Como revelou a coluna da jornalista Mônica Bergamo, na última quarta (15), o decano criticou o voto do colega no julgamento contra Bolsonaro na trama golpista e o chamou de “figura lamentável”. Fux, por sua vez, reclamou que vem sendo alvo de comentários depreciativos.
A vaga na Segunda Turma seria ocupada pelo indicado do presidente Lula (PT) para a vaga de Barroso. O ministro-chefe da AGU (Advocacia-Geral da União), Jorge Messias, é o mais cotado.

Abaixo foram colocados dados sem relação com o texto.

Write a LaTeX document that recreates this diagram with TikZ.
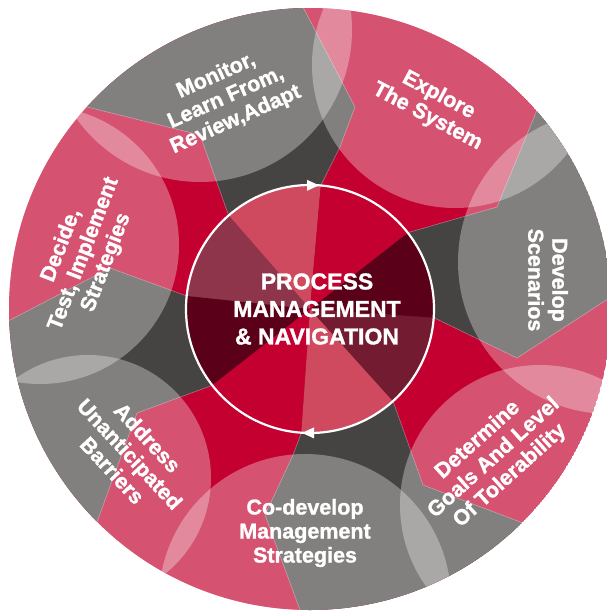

O petista decidiu confirmar o nome para o Supremo em sua volta da Ásia, na próxima semana.
Nesta terça, Fux usou o início de seu voto para defender sua mudança de posição nos julgamentos sobre a trama golpista e o 8 de Janeiro.
“Por vezes, em momento de comoção nacional, as lentes da Justiça se embaçam pelo peso simbólico dos acontecimentos e pela urgência em oferecer uma resposta rápida que contenha instabilidade político e social. Nessas horas, a precipitação se traveste de prudência e o rigor se confunde com firmeza”, disse.
Fux disse que foi convencido de sua mudança após julgar diversas denúncias amparado pelo sentido de urgência. “A humildade judicial é uma virtude que, mesmo quando tardia, salva o direito da petrificação e impede que a justiça se torne cúmplice da injustiça”, completou.
Para viabilizar sua saída da turma, o ministro informou aos colegas que deve liberar ainda nesta terça-feira seu voto do julgamento sobre Bolsonaro para compilação da Secretaria Judiciária do Supremo.
Como a Folha de S.Paulo mostrou, ele pediu na semana passada a devolução do voto para uma revisão gramatical. O documento possui 429 páginas.
O movimento é importante porque somente após a entrega de todos os votos a Secretaria Judiciária pode preparar o acórdão documento que formaliza o resultado do julgamento.
É a partir dessa etapa que se abre o prazo das defesas para apresentarem recursos contra a decisão. Eventual demora pode postergar o início do cumprimento das prisões de Bolsonaro e seus aliados.